Friday, February 3, 2012

October

This month was the month of trying new forms of healing. The shot I was on already was not working well enough to suppress the endometriosis, we decided to switch to a shot that would completely shut off my estrogen and send me into menopause... At age 15.

The first injection I had, was a little emotional. We talked about all the possible side effects, what I was to expect, and the doctor also said that this would be it. This was our last chance attempt at fixing all of these problems I was having. There was no cure for endometriosis, however there were several things I could do to suppress the pain. And other than a hysterectomy, this one of the last things I could do that would help me.

After one of the most painful shots I'd have to have every month from now on, all I wanted was the most supreme nachos I could imagine, so off to Amanda Fonda's my mom and I went! I saw the school on the way to the restaurant and broke down in tears. Every day having to look out the window, across the street at the school, was torture. That's the only place I wanted to be.

Through this entire experience, my mom has been a complete God send. I can't imagine how hard it must be to have to watch your child go through pain this severe or what a toll it takes on your life while you're at work and school, but through it all my mom has been my hero, taking care of me and doing anything she could for me.

The other thing we started in October was acupuncture, which I was scared to death of. When you think needles, you don't think pain relief, you think IV's, getting blood drawn, pain... So having needles shoved into where I was hurting most didn't sound pleasant at all.

With a quickened heart beat and a body shaking like a leaf, I talked nervously through the painful car ride across town, but after the end of my first acupuncture session, I knew that I would be back time after time. The needles didn't give me any pain, in fact they relieved it more than any of my pain medication had, it was amazing.
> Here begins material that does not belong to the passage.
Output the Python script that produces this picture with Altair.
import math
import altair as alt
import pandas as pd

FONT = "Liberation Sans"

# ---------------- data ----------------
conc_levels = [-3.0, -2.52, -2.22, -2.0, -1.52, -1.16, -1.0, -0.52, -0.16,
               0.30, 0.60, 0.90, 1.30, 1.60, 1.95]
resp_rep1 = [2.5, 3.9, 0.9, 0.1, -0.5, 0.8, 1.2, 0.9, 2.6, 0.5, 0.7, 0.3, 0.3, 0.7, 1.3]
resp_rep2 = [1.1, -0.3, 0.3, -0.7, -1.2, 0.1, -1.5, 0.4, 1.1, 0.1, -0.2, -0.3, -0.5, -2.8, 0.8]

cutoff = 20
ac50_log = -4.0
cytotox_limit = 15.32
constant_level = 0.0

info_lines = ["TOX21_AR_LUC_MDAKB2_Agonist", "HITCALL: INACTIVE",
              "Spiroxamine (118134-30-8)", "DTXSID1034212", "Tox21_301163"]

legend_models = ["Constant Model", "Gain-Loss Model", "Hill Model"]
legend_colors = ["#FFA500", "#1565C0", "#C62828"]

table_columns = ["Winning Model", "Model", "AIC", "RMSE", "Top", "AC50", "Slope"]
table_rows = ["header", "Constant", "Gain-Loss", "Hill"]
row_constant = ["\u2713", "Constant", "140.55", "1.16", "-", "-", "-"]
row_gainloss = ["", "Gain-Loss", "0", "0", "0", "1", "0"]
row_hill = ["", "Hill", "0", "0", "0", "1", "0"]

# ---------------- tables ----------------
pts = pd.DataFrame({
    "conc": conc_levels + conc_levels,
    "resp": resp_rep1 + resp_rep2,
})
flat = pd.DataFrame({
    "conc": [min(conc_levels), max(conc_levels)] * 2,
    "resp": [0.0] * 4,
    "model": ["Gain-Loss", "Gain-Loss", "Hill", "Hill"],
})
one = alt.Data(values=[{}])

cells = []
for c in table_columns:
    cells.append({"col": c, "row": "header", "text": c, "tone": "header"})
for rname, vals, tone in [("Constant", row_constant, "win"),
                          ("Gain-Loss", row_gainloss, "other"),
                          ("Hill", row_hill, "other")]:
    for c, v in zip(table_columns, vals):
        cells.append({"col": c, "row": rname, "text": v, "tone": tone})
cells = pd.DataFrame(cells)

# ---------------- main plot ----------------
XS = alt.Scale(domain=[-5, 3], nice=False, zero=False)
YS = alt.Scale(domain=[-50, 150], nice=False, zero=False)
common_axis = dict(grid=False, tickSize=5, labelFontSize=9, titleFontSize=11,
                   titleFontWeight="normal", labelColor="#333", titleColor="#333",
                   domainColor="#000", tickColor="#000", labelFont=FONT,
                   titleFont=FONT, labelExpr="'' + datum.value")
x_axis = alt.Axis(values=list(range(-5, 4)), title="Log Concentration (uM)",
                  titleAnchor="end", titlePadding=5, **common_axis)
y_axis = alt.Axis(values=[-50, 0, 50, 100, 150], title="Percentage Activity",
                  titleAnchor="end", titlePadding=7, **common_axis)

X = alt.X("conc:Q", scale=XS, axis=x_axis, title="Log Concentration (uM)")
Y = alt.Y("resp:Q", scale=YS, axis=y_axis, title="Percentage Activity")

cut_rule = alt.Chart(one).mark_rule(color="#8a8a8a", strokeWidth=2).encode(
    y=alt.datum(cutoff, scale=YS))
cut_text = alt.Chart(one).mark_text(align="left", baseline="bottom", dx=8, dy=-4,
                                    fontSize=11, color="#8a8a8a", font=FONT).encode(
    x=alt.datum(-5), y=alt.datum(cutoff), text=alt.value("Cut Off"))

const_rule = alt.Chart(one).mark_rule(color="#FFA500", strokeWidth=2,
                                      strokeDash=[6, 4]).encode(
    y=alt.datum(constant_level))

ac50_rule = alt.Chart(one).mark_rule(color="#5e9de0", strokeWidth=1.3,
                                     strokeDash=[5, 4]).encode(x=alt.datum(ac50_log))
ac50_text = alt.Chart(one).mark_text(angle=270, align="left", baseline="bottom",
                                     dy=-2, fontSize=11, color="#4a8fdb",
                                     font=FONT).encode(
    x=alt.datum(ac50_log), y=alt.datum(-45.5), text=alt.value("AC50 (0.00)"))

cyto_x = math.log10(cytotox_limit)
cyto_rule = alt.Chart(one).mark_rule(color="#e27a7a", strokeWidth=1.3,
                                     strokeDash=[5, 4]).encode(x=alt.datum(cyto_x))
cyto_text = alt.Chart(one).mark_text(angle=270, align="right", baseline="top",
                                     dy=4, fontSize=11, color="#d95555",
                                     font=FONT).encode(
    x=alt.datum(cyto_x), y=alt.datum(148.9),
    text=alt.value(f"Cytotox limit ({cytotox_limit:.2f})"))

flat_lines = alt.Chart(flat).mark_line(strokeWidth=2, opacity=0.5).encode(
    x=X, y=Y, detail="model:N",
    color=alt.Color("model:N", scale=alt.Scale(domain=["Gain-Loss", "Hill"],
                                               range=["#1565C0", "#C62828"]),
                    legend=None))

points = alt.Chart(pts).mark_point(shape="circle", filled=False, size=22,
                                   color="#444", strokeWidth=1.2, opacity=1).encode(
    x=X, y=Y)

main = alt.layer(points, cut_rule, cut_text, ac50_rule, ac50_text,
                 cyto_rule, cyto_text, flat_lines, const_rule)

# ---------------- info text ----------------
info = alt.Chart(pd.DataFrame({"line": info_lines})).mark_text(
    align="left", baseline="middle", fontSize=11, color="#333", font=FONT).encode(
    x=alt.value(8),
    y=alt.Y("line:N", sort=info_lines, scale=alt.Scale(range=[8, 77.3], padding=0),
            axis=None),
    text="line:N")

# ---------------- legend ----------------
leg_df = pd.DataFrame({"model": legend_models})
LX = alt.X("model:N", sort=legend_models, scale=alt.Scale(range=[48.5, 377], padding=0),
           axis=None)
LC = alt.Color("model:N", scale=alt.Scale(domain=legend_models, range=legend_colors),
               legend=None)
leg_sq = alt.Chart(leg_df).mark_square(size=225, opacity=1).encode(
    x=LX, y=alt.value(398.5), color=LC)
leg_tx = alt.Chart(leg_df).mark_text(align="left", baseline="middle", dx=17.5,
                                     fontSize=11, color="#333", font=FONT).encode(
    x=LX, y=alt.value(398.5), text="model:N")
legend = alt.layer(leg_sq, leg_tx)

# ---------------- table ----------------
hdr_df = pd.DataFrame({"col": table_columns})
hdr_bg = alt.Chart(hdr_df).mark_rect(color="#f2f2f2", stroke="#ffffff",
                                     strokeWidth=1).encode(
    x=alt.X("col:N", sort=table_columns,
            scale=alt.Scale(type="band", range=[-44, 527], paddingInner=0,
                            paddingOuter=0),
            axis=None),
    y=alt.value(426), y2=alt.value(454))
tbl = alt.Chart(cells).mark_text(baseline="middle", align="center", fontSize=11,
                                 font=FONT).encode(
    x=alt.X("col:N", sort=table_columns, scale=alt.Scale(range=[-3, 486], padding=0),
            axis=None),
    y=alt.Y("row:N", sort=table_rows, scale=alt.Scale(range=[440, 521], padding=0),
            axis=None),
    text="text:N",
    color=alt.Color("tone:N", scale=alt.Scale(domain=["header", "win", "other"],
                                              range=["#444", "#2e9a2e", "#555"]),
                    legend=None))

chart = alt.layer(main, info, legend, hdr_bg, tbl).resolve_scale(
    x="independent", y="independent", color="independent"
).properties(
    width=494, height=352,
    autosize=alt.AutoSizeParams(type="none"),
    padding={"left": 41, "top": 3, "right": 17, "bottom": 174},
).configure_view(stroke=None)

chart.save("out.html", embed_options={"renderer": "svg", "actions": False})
Because it was still so hard for me to be up and around, I had to supplement going out and partying with friends, with fun things I could do while laying on the couch, that didn't cause me much pain. One of my new-found loves was scrap booking. For our sixth month anniversary, Nick bought me a big scrapbook filled with every single picture we had taken as a couple in our time together. Other than the pictures, he left the pages blank, so that when I was sitting at home alone with nothing to do, I could scrap book. For probably a month, all I did every day was scrapbook the past sixth months we had spent together. It was perfect.

While everyone was dressing up and planning to go out to multiple parties, I had planned to have a little movie night at home with my friends. And the weekend before Halloween, we went to the pumpkin patch to pick out the perfect pumpkins. It was a lot of walking and I couldn't partake in any of the activities there, but it was just what I needed. I loved it.

I ended up cancelling my party, and staying in to be with the ones that really mattered-- my family. And Nick... But at this point Nick was my family. We baked some fun snacks, watched scary movies, and spent the whole night together.

I guess this month, along with trying new things, I also learned that I had all the support I needed. The people who stood by me weren't necessarily the people I expected, but it didn't matter. They were all I had to lean on and they never left, even when everyone else did.

Even if my pain was still continuing, it was time for me to start focusing on the positives in life instead of wallowing in what was wrong with me.